The Evolution of Search
Posted on Mon, Jul 12, 2010

Prior to joining Searchandise Commerce, John Puopolo served as director of software engineering at FAST (acquired by Microsoft), a world leader in enterprise search software. As such, he brings unique perspective to the company as we build new solutions within the larger search market. Following are his insights on the most significant changes in the market since leaving FAST four years ago.
The fact that businesses of all shapes and sizes now have the ability to create, collect and publish “facts” and “data” at a blinding rate has created, ironically, an information deficit. Pure data is, in effect, a commodity. Anyone with a computer and an Internet connection has the ability to access all sorts of facts. The problem is that we are awash in facts, and our ability to extract information and useful linkages is, I believe, decreasing at an increasing rate.

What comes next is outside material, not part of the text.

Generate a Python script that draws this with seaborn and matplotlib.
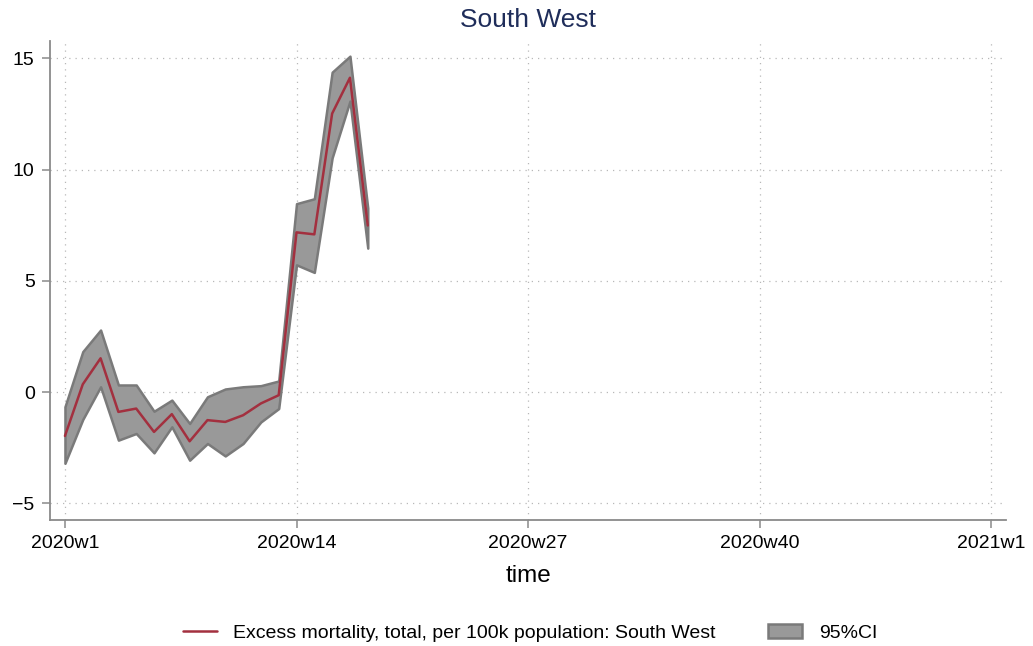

To address this paradoxical situation, pure search engines have tended to evolve into platforms that offer several new features including:
- Scoped search
- Active intelligence
- Post-discovery
In a nutshell, scoped search is the ability for a search engine to filter and rank documents based on a subset of a document versus the entire document. For example, in searching the plays of William Shakespeare, we might want to retrieve all plays where Romeo is not only mentioned, but is also a speaker in a given act. Scoped search makes these type of specific, semantically rich searches possible. This enables us to reduce “fact noise” and retrieve precisely what we need, making it easier to extract useful information from a smaller set of highly relevant content.
Active intelligence, a term I associate with Attivio, is the combining of disparate information silos into a cohesive, searchable and mineable form. Oftentimes, information is the product of synthesis – recognizing patterns and linkages among facts. The first step in being able to do this at scale is to ensure that all of your data – from well-structured data, to semi-structured and unstructured data - is cross-correlated and accessible en masse.
Discovery is a term used in the world of Business Intelligence (BI) that encompasses the “slicing and dicing” of interrelated data for the purposes of identifying and using relationships. This has proven a fairly effective way to mine for information; however, there are limitations with this approach. To be effective, BI data must be structured against a predefined schema. This means that semi-structured and unstructured data are often missing from the BI equation. In contrast, post-discovery is a term used by some to recognize the evolution of BI constructs from highly structured to loosely organized data whose relationships can be navigated via intelligent search.
In the next several years, I think we’ll see products and platforms that help to dramatically reduce the information deficit by applying and combining precise search, active intelligence, post-discovery and semantic mining. This is no easy task, but we’re approaching an age where ubiquitous, high-speed connectivity, coupled with near limitless compute power in the form of cloud computing, will enable new models of turning data into actionable information.